*** Data shown ***
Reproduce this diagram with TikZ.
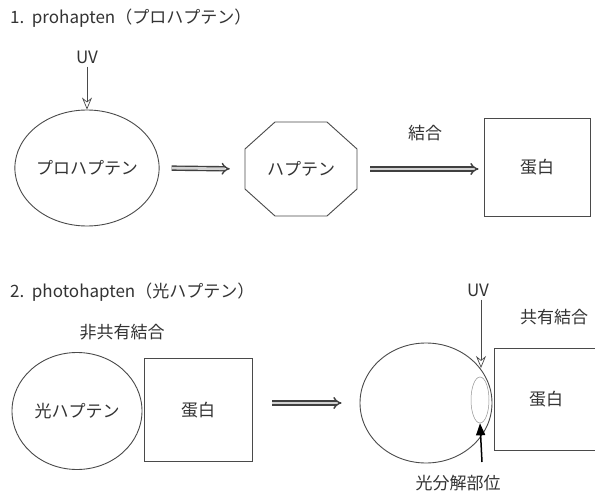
\documentclass[tikz,border=0pt]{standalone}
\usepackage{fontspec}
\setmainfont{Noto Sans CJK JP}
\usetikzlibrary{arrows.meta,shapes.geometric}
\definecolor{ink}{HTML}{333333}
\definecolor{linec}{HTML}{4A4A4A}
\begin{document}
\begin{tikzpicture}[x=1pt,y=-1pt,
  font=\fontsize{17}{20}\selectfont, text=ink,
  shapeline/.style={draw=linec, line width=0.9pt, inner sep=0pt},
  bigarrow/.style={draw=gray!50!black, double=gray!35, double distance=2.6pt, line width=1.4pt, -{Implies[scale=1.8]}},
  uvarrow/.style={draw=linec, line width=0.7pt, -{Stealth[open,length=12pt,width=10pt,inset=4pt]}},
  lbl/.style={inner sep=0pt}]
\clip (0,0) rectangle (595,495);
\fill[white] (0,0) rectangle (595,495);

% ---- part 1 ----
\node[lbl, anchor=west] (t1) at (10,18) {1.\ \ prohapten（プロハプテン）};
\node[lbl] (uv1) at (87,57) {UV};
\node[shapeline, ellipse, minimum width=130, minimum height=116] (pro) at (87,168) {プロハプテン};
\draw[uvarrow, shorten <=3pt] (uv1.south) -- (pro.north);

\node[lbl, minimum width=112, minimum height=94] (hap) at (301,169) {ハプテン};
\draw[shapeline, shift={(hap.center)}] (-26,-47) -- (26,-47) -- (56,-20) -- (56,20) -- (26,47) -- (-26,47) -- (-56,20) -- (-56,-20) -- cycle;
\draw[bigarrow, shorten <=12pt, shorten >=15pt] (pro.east) -- (hap.west);

\node[shapeline, minimum width=106, minimum height=98] (prot1) at (537,167) {蛋白};
\draw[bigarrow, shorten <=13pt, shorten >=5pt] (hap.east) -- (prot1.west |- hap.east);
\node[lbl] (bind) at (425,133) {結合};

% ---- part 2 ----
\node[lbl, anchor=west] (t2) at (10,292) {2.\ \ photohapten（光ハプテン）};
\node[lbl] (nc) at (122,332) {非共有結合};
\node[shapeline, ellipse, minimum width=130, minimum height=117] (ph) at (77,411) {光ハプテン};
\node[shapeline, minimum width=108, minimum height=103] (prot2) at (198,410) {蛋白};

\node[shapeline, ellipse, minimum width=132, minimum height=120] (big) at (426,403) {};
\node[shapeline, minimum width=104, minimum height=102] (prot3) at (546,399) {蛋白};
\draw[bigarrow, shorten <=20pt, shorten >=18pt] (prot2.east |- big.west) -- (big.west);

\node[lbl] (uv2) at (478,290) {UV};
\coordinate (uvtip) at (481,368);
\draw[uvarrow, shorten <=3pt] (uv2.south -| uvtip) -- (uvtip);
\node[lbl, anchor=west] (cov) at (520,317) {共有結合};

\node[draw=linec!60, line width=0.5pt, ellipse, minimum width=18, minimum height=46, inner sep=0pt] (site) at (480,400) {};
\coordinate (sitebase) at (482,462);
\draw[black, line width=1.5pt, -{Triangle[length=12pt,width=9pt]}] (sitebase) -- (site.south);
\node[lbl] (photo) at (458,483) {光分解部位};
\end{tikzpicture}
\end{document}
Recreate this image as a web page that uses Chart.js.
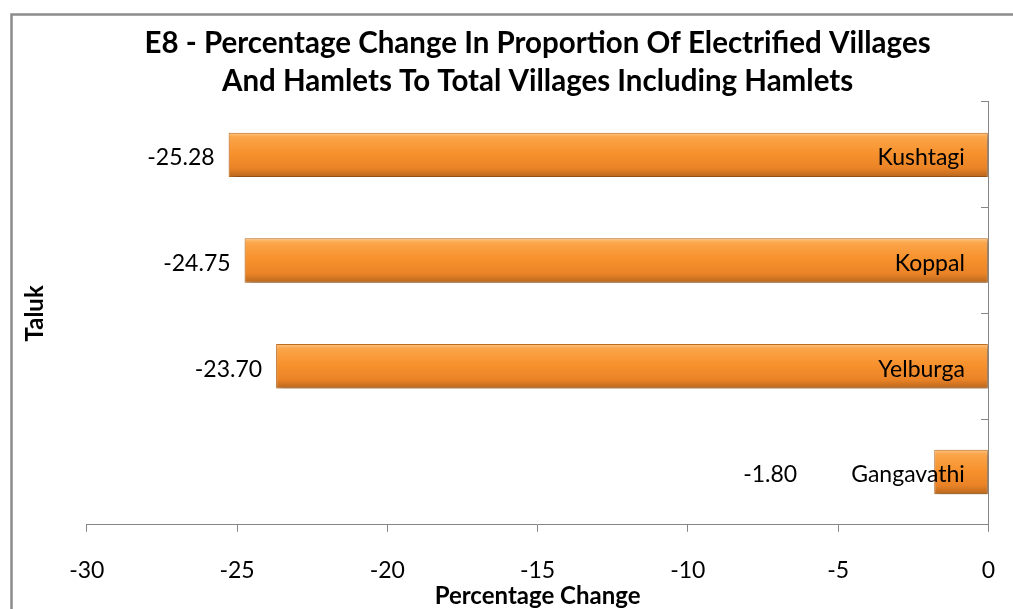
<!DOCTYPE html>
<html>
<head>
<meta charset="utf-8">
<script src="https://cdn.jsdelivr.net/npm/chart.js@4.4.1/dist/chart.umd.min.js"></script>
<style>
  html, body { margin: 0; padding: 0; background: #fff; overflow: hidden; }
  #wrap { width: 1013px; height: 609px; position: relative; }
</style>
</head>
<body>
<div id="wrap"><canvas id="taluk"></canvas></div>
<script>
// E8 data: change in proportion of electrified villages, by taluk
const talukNames = ["Kushtagi", "Koppal", "Yelburga", "Gangavathi"];
const pctChange = [-25.28, -24.75, -23.70, -1.80];
const xTicks = [-30, -25, -20, -15, -10, -5, 0];

const FONT = "Lato, 'Open Sans', sans-serif";
const BAR_PCT = 0.42;
const AXIS_GREY = "#868686";

// vertical orange gradient per bar, sized from the category scale
function barFill(c) {
  const chart = c.chart;
  const y = chart.scales.y;
  if (!chart.chartArea || !y || c.dataIndex === undefined) return "#f7941e";
  const mid = y.getPixelForValue(c.dataIndex);
  const half = (y.height / talukNames.length) * BAR_PCT / 2;
  const g = chart.ctx.createLinearGradient(0, mid - half, 0, mid + half);
  g.addColorStop(0, "#fdc784");
  g.addColorStop(0.1, "#fba54a");
  g.addColorStop(0.45, "#f7922e");
  g.addColorStop(0.8, "#ea8326");
  g.addColorStop(1, "#b8661e");
  return g;
}

// grey frame around the whole chart
const frame = {
  id: "frame",
  beforeDraw(chart) {
    const ctx = chart.ctx;
    ctx.save();
    ctx.strokeStyle = "#8c8c8c";
    ctx.lineWidth = 2.5;
    ctx.strokeRect(11.5, 14.5, chart.width + 20, chart.height + 20);
    ctx.restore();
  }
};

// soft drop shadow under the bars
const barShadow = {
  id: "barShadow",
  beforeDatasetsDraw(chart) {
    const ctx = chart.ctx;
    ctx.save();
    ctx.shadowColor = "rgba(0,0,0,0.35)";
    ctx.shadowBlur = 6;
    ctx.shadowOffsetX = 2;
    ctx.shadowOffsetY = 3;
  },
  afterDatasetsDraw(chart) {
    chart.ctx.restore();
  }
};

// taluk name inside the bar end, value just outside the bar
const barLabels = {
  id: "barLabels",
  afterDraw(chart) {
    const ctx = chart.ctx;
    const meta = chart.getDatasetMeta(0);
    ctx.save();
    ctx.font = "23px " + FONT;
    ctx.fillStyle = "#000";
    ctx.textBaseline = "middle";
    meta.data.forEach((bar, i) => {
      const left = Math.min(bar.x, bar.base);
      const right = Math.max(bar.x, bar.base);
      const yMid = bar.y + 3;
      const name = talukNames[i];
      const nameRight = right - 23;
      const nameLeft = nameRight - ctx.measureText(name).width;
      ctx.textAlign = "right";
      ctx.fillText(name, nameRight, yMid);
      const valRight = Math.min(left - 14, nameLeft - 54);
      ctx.fillText(pctChange[i].toFixed(2), valRight, yMid);
    });
    ctx.restore();
  }
};

new Chart(document.getElementById("taluk"), {
  type: "bar",
  data: {
    labels: talukNames,
    datasets: [{
      label: "Percentage Change",
      data: pctChange,
      backgroundColor: barFill,
      borderColor: "#c8701f",
      borderWidth: 1,
      borderSkipped: false,
      barPercentage: BAR_PCT,
      categoryPercentage: 1
    }]
  },
  plugins: [frame, barShadow, barLabels],
  options: {
    indexAxis: "y",
    responsive: true,
    maintainAspectRatio: false,
    animation: false,
    layout: { padding: { left: 12, right: 18, top: 10, bottom: 0 } },
    plugins: {
      legend: { display: false },
      tooltip: { enabled: false },
      title: {
        display: true,
        fullSize: false,
        text: ["E8 - Percentage Change In Proportion Of Electrified Villages",
               "And Hamlets To Total Villages Including Hamlets"],
        color: "#000",
        font: { family: FONT, size: 29.5, weight: "bold", lineHeight: 1.288 },
        padding: { top: 14, bottom: 2 }
      }
    },
    scales: {
      x: {
        min: xTicks[0],
        max: xTicks[xTicks.length - 1],
        ticks: {
          stepSize: xTicks[1] - xTicks[0],
          color: "#000",
          font: { family: FONT, size: 23, lineHeight: 1.8 },
          padding: 18
        },
        grid: { drawOnChartArea: false, drawTicks: true, tickLength: 7, color: AXIS_GREY },
        border: { display: true, color: AXIS_GREY, width: 1 },
        title: {
          display: true,
          text: "Percentage Change",
          color: "#000",
          font: { family: FONT, size: 24, weight: "bold" },
          padding: { top: -27, bottom: -2 }
        }
      },
      y: {
        position: "left",
        ticks: { display: false },
        grid: { display: false },
        border: { display: false },
        title: {
          display: true,
          text: "Taluk",
          color: "#000",
          font: { family: FONT, size: 24, weight: "bold" },
          padding: { top: 9, bottom: 29 }
        }
      },
      // category axis line drawn where the value axis reaches 0
      yAxis0: {
        type: "category",
        position: { x: 0 },
        offset: true,
        ticks: { display: false },
        grid: { offset: true, drawOnChartArea: false, drawTicks: true, tickLength: 7, color: AXIS_GREY },
        border: { display: true, color: AXIS_GREY, width: 1 }
      }
    }
  }
});
</script>
</body>
</html>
***
Every line from the top of the material above through the line with "(uv1.south) -- (pro.north);" should be duplicated exactly, please; leave out the pictures.

■ Output of the task ■
Reproduce this diagram with TikZ.
\documentclass[tikz,border=0pt]{standalone}
\usepackage{fontspec}
\setmainfont{Noto Sans CJK JP}
\usetikzlibrary{arrows.meta,shapes.geometric}
\definecolor{ink}{HTML}{333333}
\definecolor{linec}{HTML}{4A4A4A}
\begin{document}
\begin{tikzpicture}[x=1pt,y=-1pt,
  font=\fontsize{17}{20}\selectfont, text=ink,
  shapeline/.style={draw=linec, line width=0.9pt, inner sep=0pt},
  bigarrow/.style={draw=gray!50!black, double=gray!35, double distance=2.6pt, line width=1.4pt, -{Implies[scale=1.8]}},
  uvarrow/.style={draw=linec, line width=0.7pt, -{Stealth[open,length=12pt,width=10pt,inset=4pt]}},
  lbl/.style={inner sep=0pt}]
\clip (0,0) rectangle (595,495);
\fill[white] (0,0) rectangle (595,495);

% ---- part 1 ----
\node[lbl, anchor=west] (t1) at (10,18) {1.\ \ prohapten（プロハプテン）};
\node[lbl] (uv1) at (87,57) {UV};
\node[shapeline, ellipse, minimum width=130, minimum height=116] (pro) at (87,168) {プロハプテン};
\draw[uvarrow, shorten <=3pt] (uv1.south) -- (pro.north);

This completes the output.